Return all of the data exactly, with nothing left out but the pictures.

########################################

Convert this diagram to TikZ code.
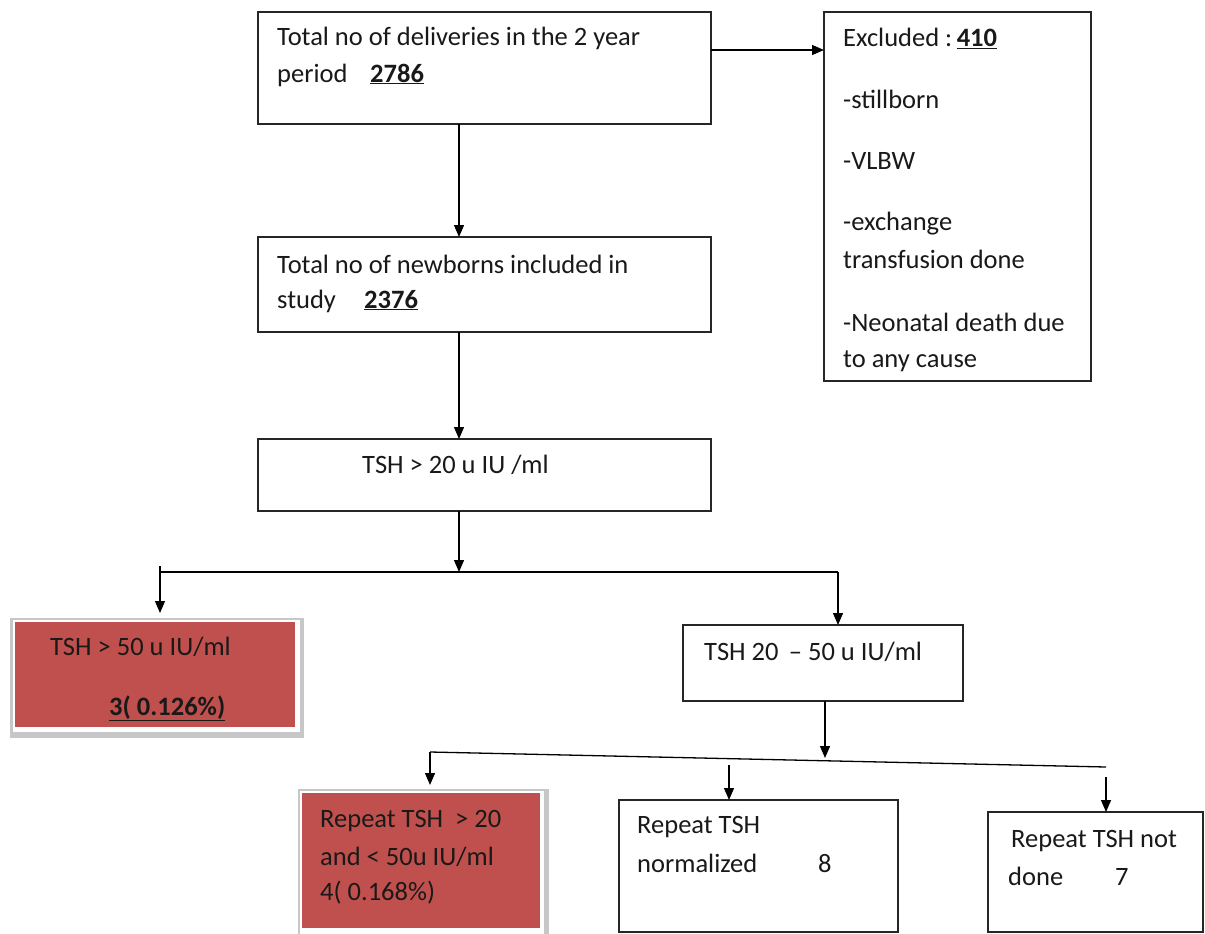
\documentclass[tikz,border=0pt]{standalone}
\usepackage{fontspec}
\setmainfont{Carlito}
\usetikzlibrary{arrows.meta,calc}
\definecolor{xred}{HTML}{C0504D}
\begin{document}
\begin{tikzpicture}[x=1pt,y=-1pt]
\tikzset{
 box/.style={draw=black!85,line width=1.3pt,anchor=north west,inner sep=0pt,outer sep=0pt},
 redbox/.style={anchor=north west,inner sep=0pt,outer sep=0pt,fill=xred},
 shadowbox/.style={anchor=north west,inner sep=0pt,outer sep=0pt,fill=black!22},
 txt/.style={anchor=base west,inner sep=0pt,font=\fontsize{26.5}{32}\selectfont,text=black!90},
 arr/.style={line width=1.3pt,draw=black,-{Triangle[length=12pt,width=10pt]}},
 ln/.style={line width=1.3pt,draw=black}
}
\useasboundingbox (0,0) rectangle (1205,934);
\fill[white] (0,0) rectangle (1205,934);

% boxes
\node[box,minimum width=453pt,minimum height=112pt] (b1) at (258,12) {};
\node[box,minimum width=453pt,minimum height=95pt] (b2) at (258,237) {};
\node[box,minimum width=453pt,minimum height=72pt] (b3) at (258,439) {};
\node[box,minimum width=267pt,minimum height=369pt] (ex) at (824,12) {};
\node[shadowbox,minimum width=294pt,minimum height=120pt] (r1s) at (10,618) {};
\node[fill=white,anchor=north west,inner sep=0pt,minimum width=287pt,minimum height=112pt] (r1w) at (13,620) {};
\node[redbox,minimum width=280pt,minimum height=105pt] (r1) at (15,622) {};
\node[box,minimum width=280pt,minimum height=76pt] (m) at (683,625) {};
\node[shadowbox,minimum width=251pt,minimum height=145pt] (r2s) at (298,789) {};
\node[fill=white,anchor=north west,inner sep=0pt,minimum width=244pt,minimum height=145pt] (r2w) at (300,791) {};
\node[redbox,minimum width=238pt,minimum height=135pt] (r2) at (302,793) {};
\node[box,minimum width=279pt,minimum height=132pt] (n) at (619,800) {};
\node[box,minimum width=215pt,minimum height=120pt] (nd) at (988,812) {};

% junction coordinates
\coordinate (cx) at (459,0);
\coordinate (ey) at (0,50);
\coordinate (split) at (459,572);
\coordinate (sl) at (160,572);
\coordinate (slt) at (160,566);
\coordinate (sr) at (838,572);
\coordinate (mx) at (825,758);
\coordinate (tl) at (430,752);
\coordinate (tr) at (1106,767);
\coordinate (nj) at (729,765);
\coordinate (ndj) at (1106,777);

% connectors
\draw[arr] (b1.east |- ey) -- (ex.west |- ey);
\draw[arr] (b1.south -| cx) -- (b2.north -| cx);
\draw[arr] (b2.south -| cx) -- (b3.north -| cx);
\draw[arr] (b3.south -| cx) -- (split);
\draw[ln] (sl) -- (sr);
\draw[arr,shorten >=9pt] (slt) -- (r1.north -| sl);
\draw[arr] (sr) -- (m.north -| sr);
\draw[arr] (m.south -| mx) -- (mx);
\draw[ln] (tl) -- (tr);
\draw[arr,shorten >=8pt] (tl) -- (r2.north -| tl);
\draw[arr] (nj) -- (n.north -| nj);
\draw[arr] (ndj) -- (nd.north -| ndj);

% texts
\node[txt] (t1a) at (277,46) {Total no of deliveries in the 2 year};
\node[txt] (t1b) at (277,82) {period};
\node[txt] (t1c) at (370,82) {\underline{\textbf{2786}}};
\node[txt] (t2a) at (277,273) {Total no of newborns included in};
\node[txt] (t2b) at (277,308) {study};
\node[txt] (t2c) at (364,308) {\underline{\textbf{2376}}};
\node[txt] (t3) at (362,473) {TSH > 20 u IU /ml};
\node[txt] (e1) at (843,47) {Excluded :\,\underline{\textbf{410}}};
\node[txt] (e2) at (843,108) {-stillborn};
\node[txt] (e3) at (843,169) {-VLBW};
\node[txt] (e4) at (843,230) {-exchange};
\node[txt] (e5) at (843,268) {transfusion done};
\node[txt] (e6) at (843,331) {-Neonatal death due};
\node[txt] (e7) at (843,367) {to any cause};
\node[txt] (r1a) at (50,655) {TSH > 50 u IU/ml};
\node[txt] (r1b) at (109,715) {\underline{\textbf{3( 0.126\%)}}};
\node[txt] (ma) at (704,660) {TSH 20 \,– 50 u IU/ml};
\node[txt] (r2a) at (320,827) {Repeat TSH \ > 20};
\node[txt] (r2b) at (320,865) {and < 50u IU/ml};
\node[txt] (r2c) at (320,900) {4( 0.168\%)};
\node[txt] (na) at (637,833) {Repeat TSH};
\node[txt] (nb) at (637,872) {normalized};
\node[txt] (nc) at (818,872) {8};
\node[txt] (da) at (1011,847) {Repeat TSH not};
\node[txt] (db) at (1008,885) {done};
\node[txt] (dc) at (1115,885) {7};
\end{tikzpicture}
\end{document}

########################################

### [EXPECTED OUTPUT]
Convert this diagram to TikZ code.
\documentclass[tikz,border=0pt]{standalone}
\usepackage{fontspec}
\setmainfont{Carlito}
\usetikzlibrary{arrows.meta,calc}
\definecolor{xred}{HTML}{C0504D}
\begin{document}
\begin{tikzpicture}[x=1pt,y=-1pt]
\tikzset{
 box/.style={draw=black!85,line width=1.3pt,anchor=north west,inner sep=0pt,outer sep=0pt},
 redbox/.style={anchor=north west,inner sep=0pt,outer sep=0pt,fill=xred},
 shadowbox/.style={anchor=north west,inner sep=0pt,outer sep=0pt,fill=black!22},
 txt/.style={anchor=base west,inner sep=0pt,font=\fontsize{26.5}{32}\selectfont,text=black!90},
 arr/.style={line width=1.3pt,draw=black,-{Triangle[length=12pt,width=10pt]}},
 ln/.style={line width=1.3pt,draw=black}
}
\useasboundingbox (0,0) rectangle (1205,934);
\fill[white] (0,0) rectangle (1205,934);

% boxes
\node[box,minimum width=453pt,minimum height=112pt] (b1) at (258,12) {};
\node[box,minimum width=453pt,minimum height=95pt] (b2) at (258,237) {};
\node[box,minimum width=453pt,minimum height=72pt] (b3) at (258,439) {};
\node[box,minimum width=267pt,minimum height=369pt] (ex) at (824,12) {};
\node[shadowbox,minimum width=294pt,minimum height=120pt] (r1s) at (10,618) {};
\node[fill=white,anchor=north west,inner sep=0pt,minimum width=287pt,minimum height=112pt] (r1w) at (13,620) {};
\node[redbox,minimum width=280pt,minimum height=105pt] (r1) at (15,622) {};
\node[box,minimum width=280pt,minimum height=76pt] (m) at (683,625) {};
\node[shadowbox,minimum width=251pt,minimum height=145pt] (r2s) at (298,789) {};
\node[fill=white,anchor=north west,inner sep=0pt,minimum width=244pt,minimum height=145pt] (r2w) at (300,791) {};
\node[redbox,minimum width=238pt,minimum height=135pt] (r2) at (302,793) {};
\node[box,minimum width=279pt,minimum height=132pt] (n) at (619,800) {};
\node[box,minimum width=215pt,minimum height=120pt] (nd) at (988,812) {};

% junction coordinates
\coordinate (cx) at (459,0);
\coordinate (ey) at (0,50);
\coordinate (split) at (459,572);
\coordinate (sl) at (160,572);
\coordinate (slt) at (160,566);
\coordinate (sr) at (838,572);
\coordinate (mx) at (825,758);
\coordinate (tl) at (430,752);
\coordinate (tr) at (1106,767);
\coordinate (nj) at (729,765);
\coordinate (ndj) at (1106,777);

% connectors
\draw[arr] (b1.east |- ey) -- (ex.west |- ey);
\draw[arr] (b1.south -| cx) -- (b2.north -| cx);
\draw[arr] (b2.south -| cx) -- (b3.north -| cx);
\draw[arr] (b3.south -| cx) -- (split);
\draw[ln] (sl) -- (sr);
\draw[arr,shorten >=9pt] (slt) -- (r1.north -| sl);
\draw[arr] (sr) -- (m.north -| sr);
\draw[arr] (m.south -| mx) -- (mx);
\draw[ln] (tl) -- (tr);
\draw[arr,shorten >=8pt] (tl) -- (r2.north -| tl);
\draw[arr] (nj) -- (n.north -| nj);
\draw[arr] (ndj) -- (nd.north -| ndj);

% texts
\node[txt] (t1a) at (277,46) {Total no of deliveries in the 2 year};
\node[txt] (t1b) at (277,82) {period};
\node[txt] (t1c) at (370,82) {\underline{\textbf{2786}}};
\node[txt] (t2a) at (277,273) {Total no of newborns included in};
\node[txt] (t2b) at (277,308) {study};
\node[txt] (t2c) at (364,308) {\underline{\textbf{2376}}};
\node[txt] (t3) at (362,473) {TSH > 20 u IU /ml};
\node[txt] (e1) at (843,47) {Excluded :\,\underline{\textbf{410}}};
\node[txt] (e2) at (843,108) {-stillborn};
\node[txt] (e3) at (843,169) {-VLBW};
\node[txt] (e4) at (843,230) {-exchange};
\node[txt] (e5) at (843,268) {transfusion done};
\node[txt] (e6) at (843,331) {-Neonatal death due};
\node[txt] (e7) at (843,367) {to any cause};
\node[txt] (r1a) at (50,655) {TSH > 50 u IU/ml};
\node[txt] (r1b) at (109,715) {\underline{\textbf{3( 0.126\%)}}};
\node[txt] (ma) at (704,660) {TSH 20 \,– 50 u IU/ml};
\node[txt] (r2a) at (320,827) {Repeat TSH \ > 20};
\node[txt] (r2b) at (320,865) {and < 50u IU/ml};
\node[txt] (r2c) at (320,900) {4( 0.168\%)};
\node[txt] (na) at (637,833) {Repeat TSH};
\node[txt] (nb) at (637,872) {normalized};
\node[txt] (nc) at (818,872) {8};
\node[txt] (da) at (1011,847) {Repeat TSH not};
\node[txt] (db) at (1008,885) {done};
\node[txt] (dc) at (1115,885) {7};
\end{tikzpicture}
\end{document}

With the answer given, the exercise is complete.